For these retailers, future success is anything but guaranteed and their situation is being made all the more difficult by the ‘Amazon effect’ – the notion that all e-commerce must now meet the dizzying standards of fulfilment convenience enabled by this retail behemoth.

Just last month, Shopify became the latest marketplace to publish research citing customers’ seemingly implacable desire for improved delivery options.

If you’re an online retailer, you could be forgiven for thinking that achieving e-commerce profitability under these conditions looks like a pretty thankless task.

So let’s take a step back for a second and try to unpack what customers actually want versus what they’d be happy to see if it were possible. After all, in a perfect world, who wouldn’t enjoy free, instantaneous, environmentally sustainable fulfilment to any location?

Free and fast?

In truth, there’s plenty of evidence to suggest that free delivery matters more and more, but comparatively little to support claims that rapid delivery is now a prerequisite of success.

‘Free’ matters because online shoppers don’t like encountering surprises at the checkout stage. Because in the world of e-commerce it only takes a few clicks for a customer to move to another marketplace. Because offering free delivery now has an algorithmic impact, making your products more visible in marketplace searches.

‘Fast’ matters if a customer is buying something urgent. For example, a replacement router or piece of computer kit might fall into this category. But when you think about it, surprisingly few products meet this criteria. Either we can wait 24 to 48 hours for them to arrive, or else we need them instantly and hence are more likely to go out to our nearest high street.

Our own research shows that just 14% of people expect products to show up within 48 hours, while the majority of online shoppers are perfectly content with delivery times of two to three days – so long as they don’t have to pay the costs of delivery.

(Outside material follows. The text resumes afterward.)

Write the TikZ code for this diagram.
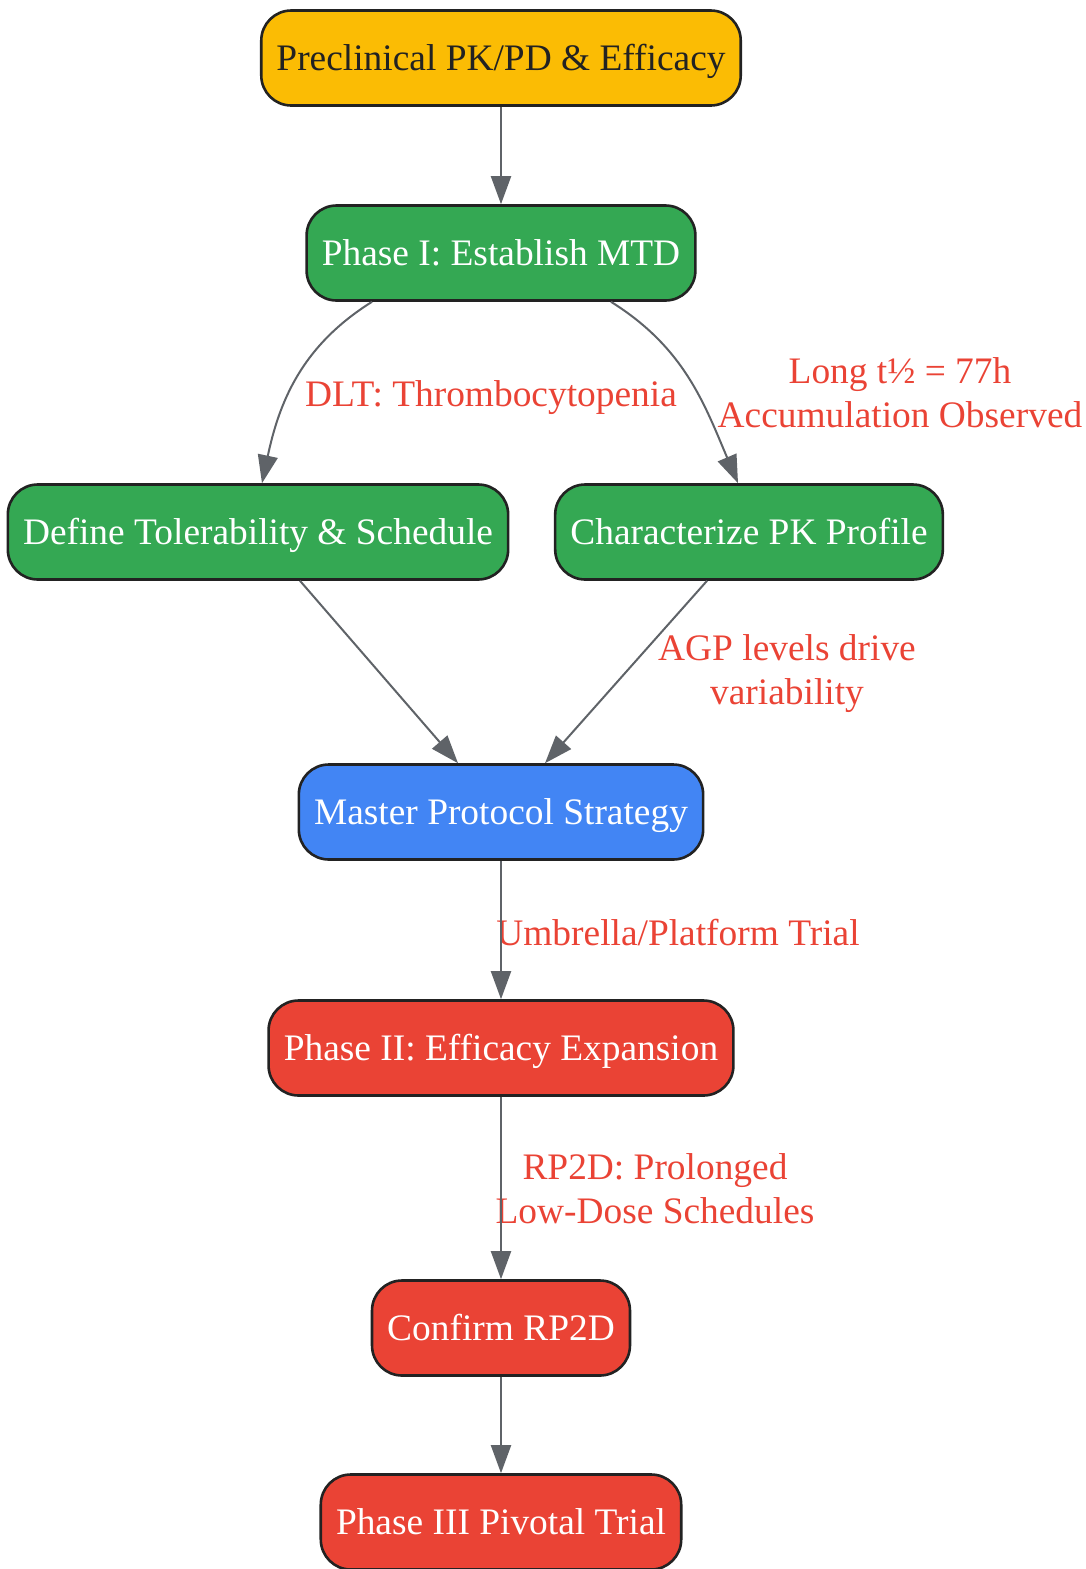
\documentclass[tikz,border=0pt]{standalone}
\usepackage{fontspec}
\setmainfont{Liberation Serif}
\usetikzlibrary{arrows.meta}
\definecolor{gyellow}{HTML}{FBBC04}
\definecolor{ggreen}{HTML}{34A853}
\definecolor{gblue}{HTML}{4285F4}
\definecolor{gred}{HTML}{EA4335}
\definecolor{edgegray}{HTML}{5F6368}
\definecolor{boxline}{HTML}{222222}
\tikzset{
  box/.style={draw=boxline, line width=1.3pt, rounded corners=15pt, minimum height=47.5pt,
    inner xsep=7.6pt, text height=15pt, text depth=2.4pt, text=white,
    font=\fontsize{18.7}{22}\selectfont},
  edge/.style={draw=edgegray, line width=1pt, -{Triangle[length=14pt,width=10pt]}},
  lbl/.style={text=gred, align=center, font=\fontsize{18.7}{22}\selectfont}
}
\begin{document}
\begin{tikzpicture}[x=0.5pt,y=0.5pt]
    \useasboundingbox (0,0) rectangle (1086,-1569);
    \node[box, fill=gyellow, text=boxline] (A) at (501,-58) {Preclinical PK/PD \& Efficacy};
    \node[box, fill=ggreen] (B) at (501,-253) {Phase I: Establish MTD};
    \node[box, fill=ggreen] (C) at (258,-532) {Define Tolerability \& Schedule};
    \node[box, fill=ggreen] (D) at (749,-532) {Characterize PK Profile};
    \node[box, fill=gblue] (E) at (501,-812) {Master Protocol Strategy};
    \node[box, fill=gred] (F) at (501,-1048) {Phase II: Efficacy Expansion};
    \node[box, fill=gred] (G) at (501,-1328) {Confirm RP2D};
    \node[box, fill=gred] (H) at (501,-1522) {Phase III Pivotal Trial};

    \node[lbl] (LB) at (491,-398) {DLT: Thrombocytopenia};
    \node[lbl] (LD) at (900,-393) {Long t½ = 77h\\Accumulation Observed};
    \node[lbl] (LE) at (787,-674) {AGP levels drive\\variability};
    \node[lbl] (LF) at (678,-933) {Umbrella/Platform Trial};
    \node[lbl] (LG) at (655,-1189) {RP2D: Prolonged\\Low-Dose Schedules};

    \draw[edge] (A) -- (B);
    \draw[edge] ([xshift=-64.5pt]B.south) to[out=212,in=78] ([xshift=2pt]C.north);
    \draw[edge] ([xshift=55pt]B.south) to[out=-32,in=113] ([xshift=-5.5pt]D.north);

    \draw[edge] ([xshift=21pt]C.south) -- ([xshift=-21.5pt]E.north);
    \draw[edge] ([xshift=-21pt]D.south) -- ([xshift=22pt]E.north);

    \draw[edge] (E) -- (F);
    \draw[edge] (F) -- (G);
    \draw[edge] (G) -- (H);
\end{tikzpicture}
\end{document}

Speed is simply not seen as a unique selling point, especially if consumers are footing the bill. And for all of the recent retail innovations we’ve seen, same-day delivery remains extremely expensive.

Consistency and reliability matter more than speed.

In contrast, a lot of items rely upon consistency of delivery.

Every online retailer needs to consider the question of ‘guaranteed or expected’ in relation to their product offering, particularly if they’re in the subscriptions business, where a failure to provide consistency will almost certainly result in a lost customer.

Visibility also matters more and more to customers – the ability to track an item throughout the fulfilment process, giving them the reassurance that it is coming, and ensuring they’re at home when it arrives.

A more strategic approach to delivery

Online retail margins are smaller than people think, particularly once marketplace or customer acquisition costs are accounted for. And right now there’s a danger that the Amazon effect is giving retailers a false impression of what their customers really value around last-mile delivery.

So, before you rush into offering free and fast delivery that you can’t necessarily afford, take a moment to first think carefully about your product set and audience needs, and you’ll be a step closer to a delivery strategy that works for everyone.